*GOAL OF THE EXERCISE*.
Keep to the lines between the one holding "The picture is" and the one holding "const p4RTicks=[1,2,3,4,5,6];", inclusive, and write them out exactly.

*SUPPLIED INFORMATION*.
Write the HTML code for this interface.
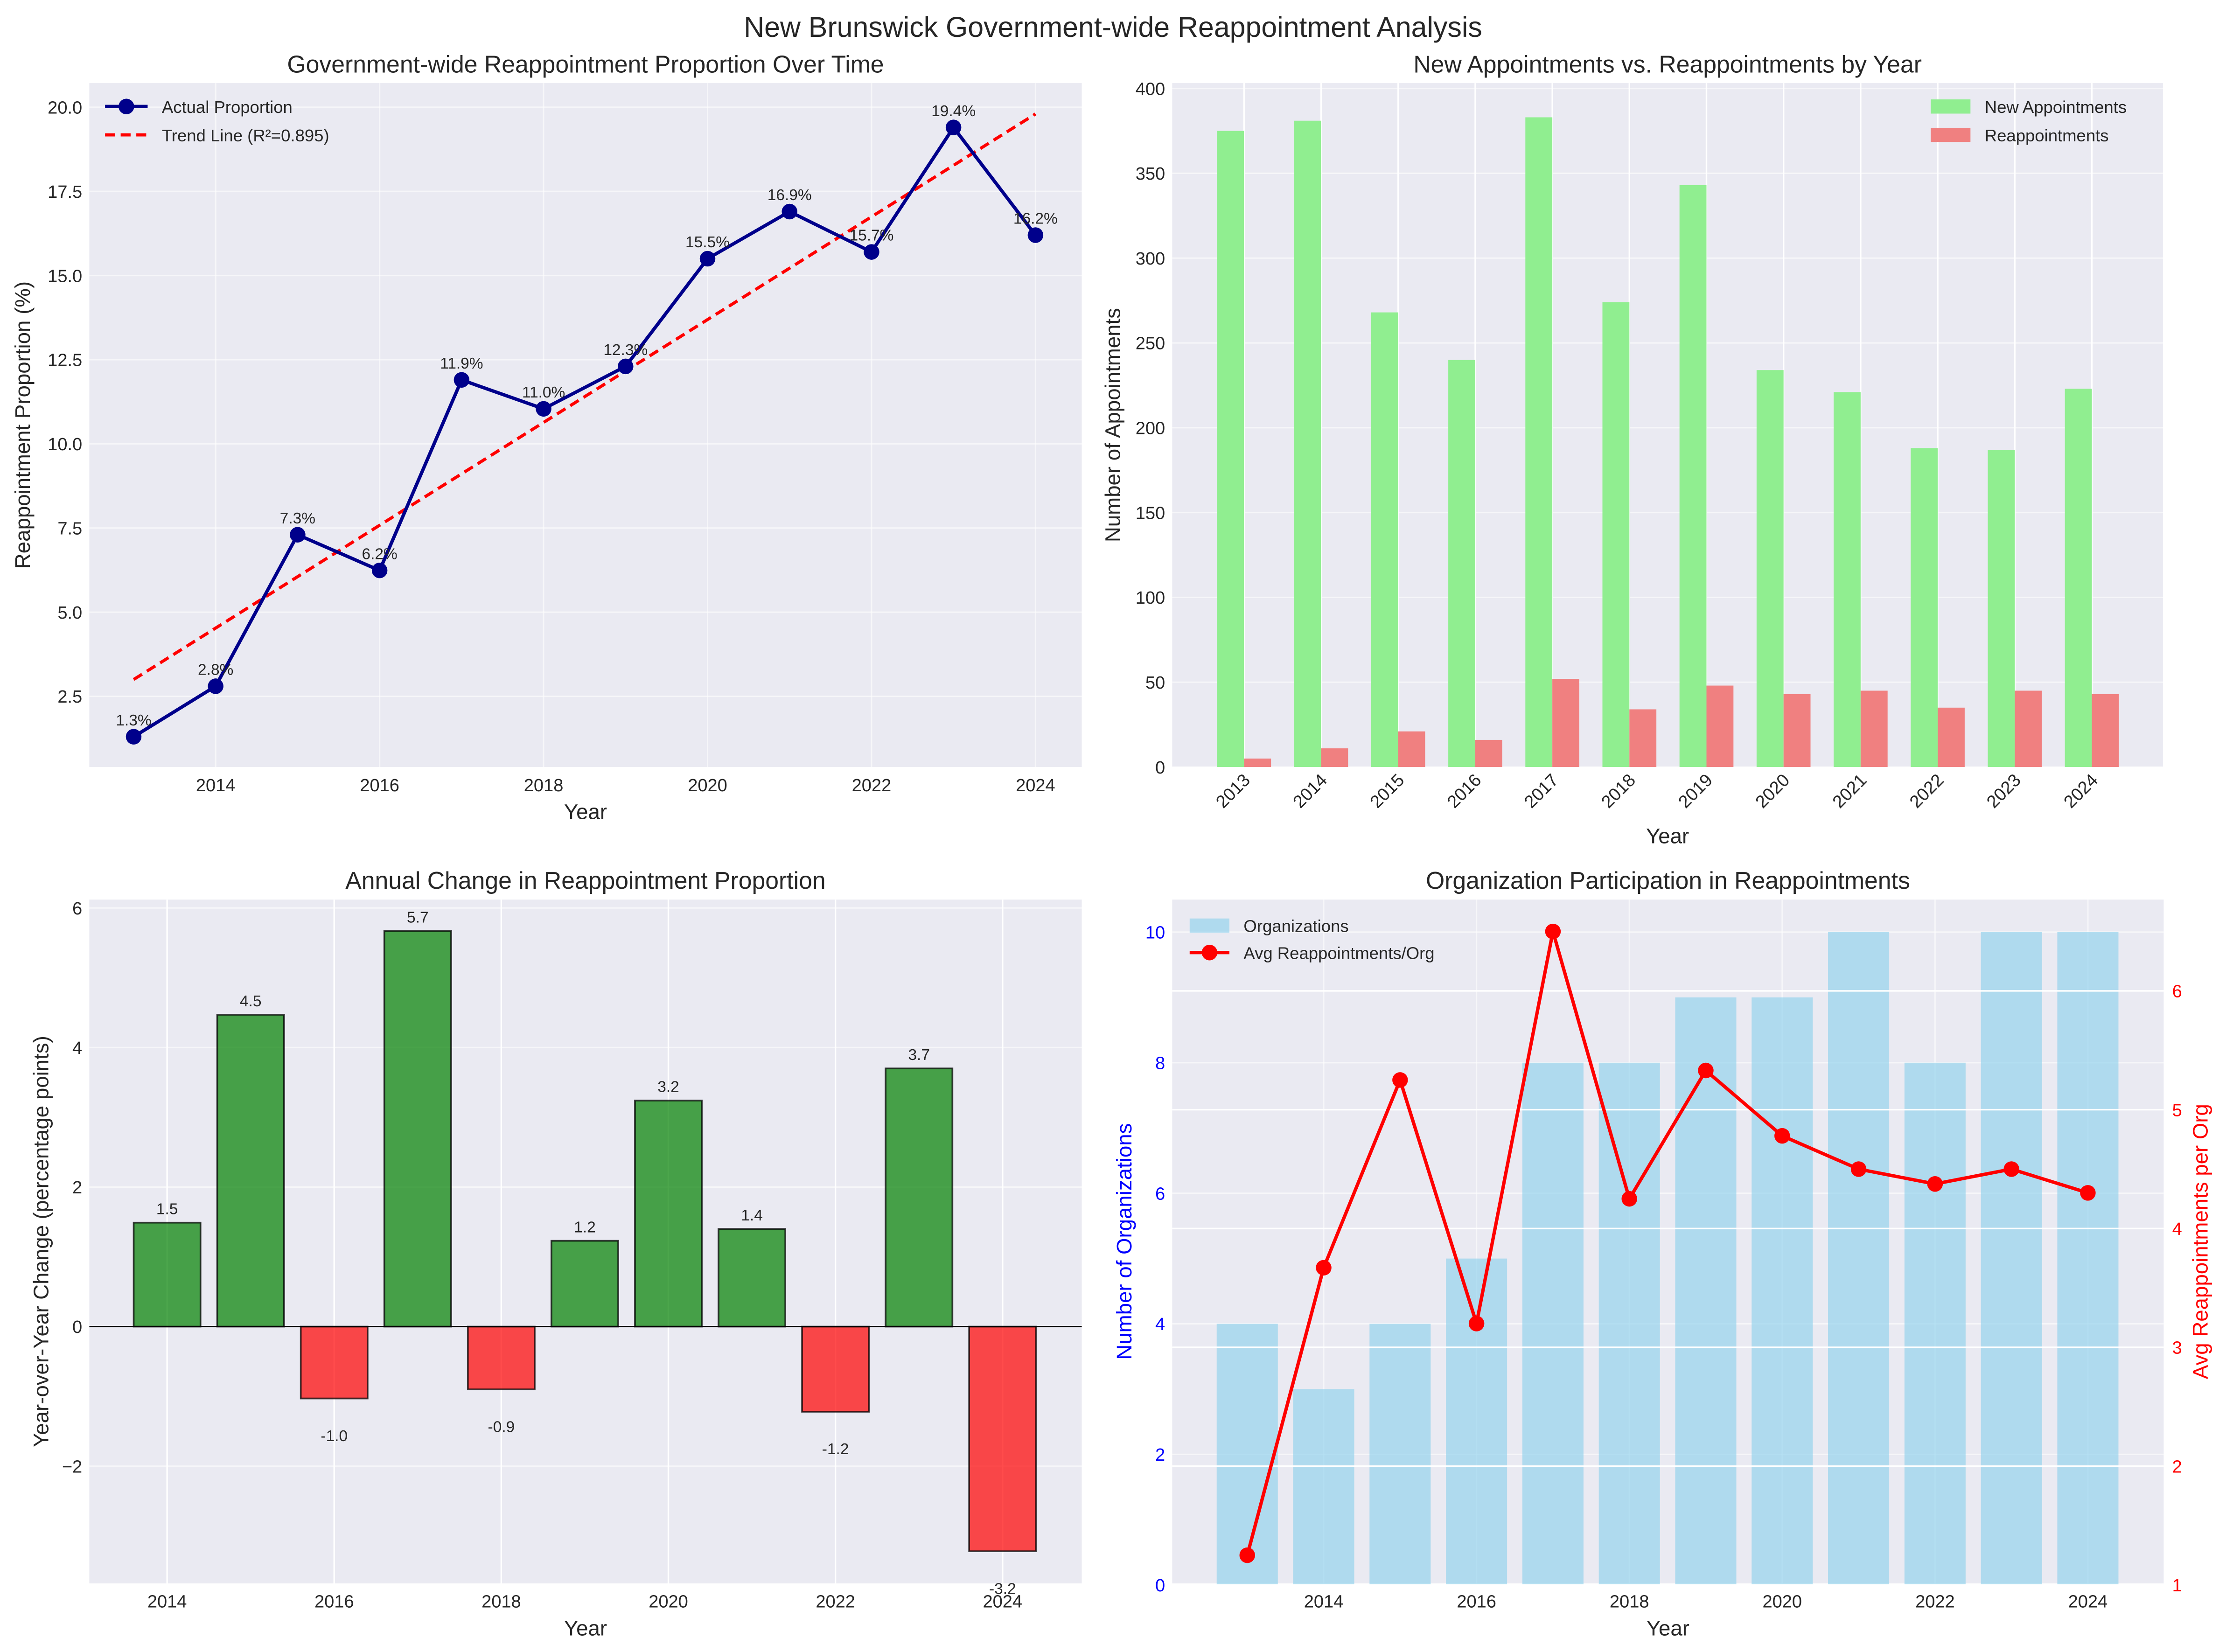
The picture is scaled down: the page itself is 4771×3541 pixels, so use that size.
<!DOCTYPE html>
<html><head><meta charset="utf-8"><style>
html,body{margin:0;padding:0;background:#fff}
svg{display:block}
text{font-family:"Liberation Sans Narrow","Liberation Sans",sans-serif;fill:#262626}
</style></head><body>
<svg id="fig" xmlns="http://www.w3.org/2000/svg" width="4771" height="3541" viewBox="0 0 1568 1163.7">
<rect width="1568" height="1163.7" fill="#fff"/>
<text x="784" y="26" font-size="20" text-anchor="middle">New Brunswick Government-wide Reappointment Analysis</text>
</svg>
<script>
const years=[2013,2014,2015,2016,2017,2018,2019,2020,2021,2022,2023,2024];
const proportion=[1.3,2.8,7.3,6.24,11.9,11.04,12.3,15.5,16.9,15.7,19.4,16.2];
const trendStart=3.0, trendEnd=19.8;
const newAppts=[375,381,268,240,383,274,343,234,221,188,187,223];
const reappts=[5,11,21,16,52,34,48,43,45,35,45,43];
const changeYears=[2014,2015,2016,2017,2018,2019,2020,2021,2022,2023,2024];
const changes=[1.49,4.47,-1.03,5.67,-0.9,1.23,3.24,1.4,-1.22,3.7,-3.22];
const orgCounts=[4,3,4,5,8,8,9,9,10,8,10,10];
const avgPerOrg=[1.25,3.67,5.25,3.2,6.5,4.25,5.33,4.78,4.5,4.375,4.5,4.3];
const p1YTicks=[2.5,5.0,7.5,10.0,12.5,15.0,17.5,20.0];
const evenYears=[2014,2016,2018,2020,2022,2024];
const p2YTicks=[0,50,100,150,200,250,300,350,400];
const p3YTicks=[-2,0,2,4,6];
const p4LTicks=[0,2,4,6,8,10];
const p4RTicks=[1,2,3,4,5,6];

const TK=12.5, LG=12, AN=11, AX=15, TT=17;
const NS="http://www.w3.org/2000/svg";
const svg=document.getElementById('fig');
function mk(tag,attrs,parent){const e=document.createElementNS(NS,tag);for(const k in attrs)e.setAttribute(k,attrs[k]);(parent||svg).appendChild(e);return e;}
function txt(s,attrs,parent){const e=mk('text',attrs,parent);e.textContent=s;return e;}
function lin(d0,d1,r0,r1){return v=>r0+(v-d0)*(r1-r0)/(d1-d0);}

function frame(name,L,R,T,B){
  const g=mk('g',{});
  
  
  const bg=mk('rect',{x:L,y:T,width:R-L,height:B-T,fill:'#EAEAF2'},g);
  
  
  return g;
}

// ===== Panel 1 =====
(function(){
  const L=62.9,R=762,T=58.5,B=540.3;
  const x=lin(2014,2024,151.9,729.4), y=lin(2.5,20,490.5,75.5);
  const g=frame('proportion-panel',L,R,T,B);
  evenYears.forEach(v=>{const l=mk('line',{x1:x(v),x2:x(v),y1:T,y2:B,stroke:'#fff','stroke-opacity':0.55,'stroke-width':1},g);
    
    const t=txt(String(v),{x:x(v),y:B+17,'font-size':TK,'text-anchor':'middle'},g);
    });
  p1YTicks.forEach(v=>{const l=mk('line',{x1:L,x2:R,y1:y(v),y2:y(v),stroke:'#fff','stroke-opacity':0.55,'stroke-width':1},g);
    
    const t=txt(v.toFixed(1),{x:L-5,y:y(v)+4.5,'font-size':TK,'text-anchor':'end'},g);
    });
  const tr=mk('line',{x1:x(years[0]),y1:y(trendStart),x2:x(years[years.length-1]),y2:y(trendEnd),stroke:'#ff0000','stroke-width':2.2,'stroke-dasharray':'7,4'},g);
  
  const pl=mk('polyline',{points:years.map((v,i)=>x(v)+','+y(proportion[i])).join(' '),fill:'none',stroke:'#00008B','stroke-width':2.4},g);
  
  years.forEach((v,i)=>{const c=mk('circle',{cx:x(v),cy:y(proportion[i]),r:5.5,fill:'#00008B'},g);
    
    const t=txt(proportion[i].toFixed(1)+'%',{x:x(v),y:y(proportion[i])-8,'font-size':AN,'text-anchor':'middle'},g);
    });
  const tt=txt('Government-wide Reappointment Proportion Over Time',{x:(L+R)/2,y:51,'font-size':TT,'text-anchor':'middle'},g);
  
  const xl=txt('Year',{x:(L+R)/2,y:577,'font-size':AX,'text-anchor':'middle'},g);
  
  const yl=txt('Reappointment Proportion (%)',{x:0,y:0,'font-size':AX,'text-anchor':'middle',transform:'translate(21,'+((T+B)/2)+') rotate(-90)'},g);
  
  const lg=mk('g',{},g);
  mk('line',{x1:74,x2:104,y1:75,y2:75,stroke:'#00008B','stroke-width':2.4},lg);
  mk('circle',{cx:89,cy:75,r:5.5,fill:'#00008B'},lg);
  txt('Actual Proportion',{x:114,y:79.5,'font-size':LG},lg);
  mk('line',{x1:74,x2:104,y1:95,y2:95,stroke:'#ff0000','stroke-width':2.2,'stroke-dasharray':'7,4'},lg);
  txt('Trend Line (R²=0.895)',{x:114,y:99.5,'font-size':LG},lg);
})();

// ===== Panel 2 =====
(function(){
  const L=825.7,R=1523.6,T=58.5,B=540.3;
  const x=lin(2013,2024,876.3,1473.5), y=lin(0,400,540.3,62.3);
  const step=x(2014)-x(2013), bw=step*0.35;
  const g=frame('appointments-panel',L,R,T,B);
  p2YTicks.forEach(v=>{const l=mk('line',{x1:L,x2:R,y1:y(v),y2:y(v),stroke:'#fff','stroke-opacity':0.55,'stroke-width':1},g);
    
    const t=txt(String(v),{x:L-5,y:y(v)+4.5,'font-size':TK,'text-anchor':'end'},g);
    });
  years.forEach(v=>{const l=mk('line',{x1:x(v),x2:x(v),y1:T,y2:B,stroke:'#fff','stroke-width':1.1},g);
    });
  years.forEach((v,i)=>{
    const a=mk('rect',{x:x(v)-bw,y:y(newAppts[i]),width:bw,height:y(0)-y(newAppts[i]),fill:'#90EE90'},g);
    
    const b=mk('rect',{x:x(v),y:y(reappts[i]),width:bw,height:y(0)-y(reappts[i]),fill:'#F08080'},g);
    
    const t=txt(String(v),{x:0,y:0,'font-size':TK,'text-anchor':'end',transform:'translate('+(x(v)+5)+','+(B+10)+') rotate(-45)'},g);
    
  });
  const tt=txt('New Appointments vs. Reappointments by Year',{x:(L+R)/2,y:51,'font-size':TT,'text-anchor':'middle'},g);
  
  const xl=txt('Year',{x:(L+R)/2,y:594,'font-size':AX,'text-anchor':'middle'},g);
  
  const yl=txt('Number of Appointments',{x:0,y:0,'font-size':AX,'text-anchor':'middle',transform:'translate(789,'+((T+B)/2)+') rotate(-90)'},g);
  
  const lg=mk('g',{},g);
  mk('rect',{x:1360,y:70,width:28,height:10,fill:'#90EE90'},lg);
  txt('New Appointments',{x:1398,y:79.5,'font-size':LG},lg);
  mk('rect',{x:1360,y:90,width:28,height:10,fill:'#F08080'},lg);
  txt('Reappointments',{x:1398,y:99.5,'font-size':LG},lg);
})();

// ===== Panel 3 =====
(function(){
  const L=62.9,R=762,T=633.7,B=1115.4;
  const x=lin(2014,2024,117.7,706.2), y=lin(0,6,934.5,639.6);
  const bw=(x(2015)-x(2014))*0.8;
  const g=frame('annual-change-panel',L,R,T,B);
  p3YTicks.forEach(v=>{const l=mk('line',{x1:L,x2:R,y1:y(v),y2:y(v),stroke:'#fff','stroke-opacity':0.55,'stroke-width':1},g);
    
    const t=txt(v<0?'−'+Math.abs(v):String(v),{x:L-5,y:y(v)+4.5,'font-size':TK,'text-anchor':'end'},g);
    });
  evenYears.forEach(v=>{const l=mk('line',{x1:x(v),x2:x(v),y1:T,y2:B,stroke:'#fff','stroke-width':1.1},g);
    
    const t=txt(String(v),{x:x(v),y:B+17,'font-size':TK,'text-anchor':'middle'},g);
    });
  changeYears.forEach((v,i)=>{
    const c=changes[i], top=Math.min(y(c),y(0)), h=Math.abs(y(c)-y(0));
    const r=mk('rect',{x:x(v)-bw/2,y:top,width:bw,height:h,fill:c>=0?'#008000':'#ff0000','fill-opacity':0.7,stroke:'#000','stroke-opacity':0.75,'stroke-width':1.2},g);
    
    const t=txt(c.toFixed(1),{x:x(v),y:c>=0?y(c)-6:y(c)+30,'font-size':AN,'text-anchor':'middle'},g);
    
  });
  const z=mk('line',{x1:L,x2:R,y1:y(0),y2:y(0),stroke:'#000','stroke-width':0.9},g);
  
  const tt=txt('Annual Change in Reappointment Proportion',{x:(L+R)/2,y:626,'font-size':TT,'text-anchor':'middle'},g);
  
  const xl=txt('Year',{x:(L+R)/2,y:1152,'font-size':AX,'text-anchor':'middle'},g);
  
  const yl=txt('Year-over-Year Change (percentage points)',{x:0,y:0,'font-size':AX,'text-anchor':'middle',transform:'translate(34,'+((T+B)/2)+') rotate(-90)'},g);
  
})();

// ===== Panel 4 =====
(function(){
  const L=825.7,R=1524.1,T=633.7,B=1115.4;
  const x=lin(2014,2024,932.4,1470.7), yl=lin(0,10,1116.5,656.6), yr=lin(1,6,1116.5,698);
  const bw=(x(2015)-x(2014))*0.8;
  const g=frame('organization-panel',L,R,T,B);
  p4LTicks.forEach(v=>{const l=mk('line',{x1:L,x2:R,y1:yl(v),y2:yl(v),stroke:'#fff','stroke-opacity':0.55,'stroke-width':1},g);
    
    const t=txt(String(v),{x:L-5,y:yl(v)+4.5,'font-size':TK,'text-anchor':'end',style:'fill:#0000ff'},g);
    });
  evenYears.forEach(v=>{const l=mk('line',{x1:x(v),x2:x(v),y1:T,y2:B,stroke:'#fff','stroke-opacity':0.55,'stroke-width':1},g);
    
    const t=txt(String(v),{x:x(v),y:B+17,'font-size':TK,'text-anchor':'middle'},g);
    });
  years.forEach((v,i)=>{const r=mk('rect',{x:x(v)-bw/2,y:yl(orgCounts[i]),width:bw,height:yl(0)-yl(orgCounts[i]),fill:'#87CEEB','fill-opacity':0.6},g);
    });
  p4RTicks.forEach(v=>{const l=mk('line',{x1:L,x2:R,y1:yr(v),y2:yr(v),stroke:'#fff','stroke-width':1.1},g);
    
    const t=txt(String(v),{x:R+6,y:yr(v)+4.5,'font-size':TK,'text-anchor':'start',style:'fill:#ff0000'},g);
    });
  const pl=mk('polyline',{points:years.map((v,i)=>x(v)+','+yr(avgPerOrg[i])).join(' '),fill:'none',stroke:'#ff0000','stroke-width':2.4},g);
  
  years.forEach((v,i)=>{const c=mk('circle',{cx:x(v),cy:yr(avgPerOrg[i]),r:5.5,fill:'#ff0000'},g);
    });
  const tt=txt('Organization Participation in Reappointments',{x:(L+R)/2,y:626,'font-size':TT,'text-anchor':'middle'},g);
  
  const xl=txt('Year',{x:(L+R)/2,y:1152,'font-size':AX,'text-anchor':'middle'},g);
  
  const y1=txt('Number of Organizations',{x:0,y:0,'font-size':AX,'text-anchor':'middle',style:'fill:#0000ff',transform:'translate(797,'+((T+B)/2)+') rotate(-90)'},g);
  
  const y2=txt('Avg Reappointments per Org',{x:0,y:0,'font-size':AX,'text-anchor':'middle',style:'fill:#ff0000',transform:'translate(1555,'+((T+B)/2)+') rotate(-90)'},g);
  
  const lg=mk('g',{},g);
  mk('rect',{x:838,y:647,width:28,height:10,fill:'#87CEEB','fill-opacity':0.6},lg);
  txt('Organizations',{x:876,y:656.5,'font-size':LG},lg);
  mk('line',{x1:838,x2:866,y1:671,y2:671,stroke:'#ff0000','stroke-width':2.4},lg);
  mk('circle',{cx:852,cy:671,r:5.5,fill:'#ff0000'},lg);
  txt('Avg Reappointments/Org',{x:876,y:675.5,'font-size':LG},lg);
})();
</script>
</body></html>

*REPLY TO THE EXERCISE*.
The picture is scaled down: the page itself is 4771×3541 pixels, so use that size.
<!DOCTYPE html>
<html><head><meta charset="utf-8"><style>
html,body{margin:0;padding:0;background:#fff}
svg{display:block}
text{font-family:"Liberation Sans Narrow","Liberation Sans",sans-serif;fill:#262626}
</style></head><body>
<svg id="fig" xmlns="http://www.w3.org/2000/svg" width="4771" height="3541" viewBox="0 0 1568 1163.7">
<rect width="1568" height="1163.7" fill="#fff"/>
<text x="784" y="26" font-size="20" text-anchor="middle">New Brunswick Government-wide Reappointment Analysis</text>
</svg>
<script>
const years=[2013,2014,2015,2016,2017,2018,2019,2020,2021,2022,2023,2024];
const proportion=[1.3,2.8,7.3,6.24,11.9,11.04,12.3,15.5,16.9,15.7,19.4,16.2];
const trendStart=3.0, trendEnd=19.8;
const newAppts=[375,381,268,240,383,274,343,234,221,188,187,223];
const reappts=[5,11,21,16,52,34,48,43,45,35,45,43];
const changeYears=[2014,2015,2016,2017,2018,2019,2020,2021,2022,2023,2024];
const changes=[1.49,4.47,-1.03,5.67,-0.9,1.23,3.24,1.4,-1.22,3.7,-3.22];
const orgCounts=[4,3,4,5,8,8,9,9,10,8,10,10];
const avgPerOrg=[1.25,3.67,5.25,3.2,6.5,4.25,5.33,4.78,4.5,4.375,4.5,4.3];
const p1YTicks=[2.5,5.0,7.5,10.0,12.5,15.0,17.5,20.0];
const evenYears=[2014,2016,2018,2020,2022,2024];
const p2YTicks=[0,50,100,150,200,250,300,350,400];
const p3YTicks=[-2,0,2,4,6];
const p4LTicks=[0,2,4,6,8,10];
const p4RTicks=[1,2,3,4,5,6];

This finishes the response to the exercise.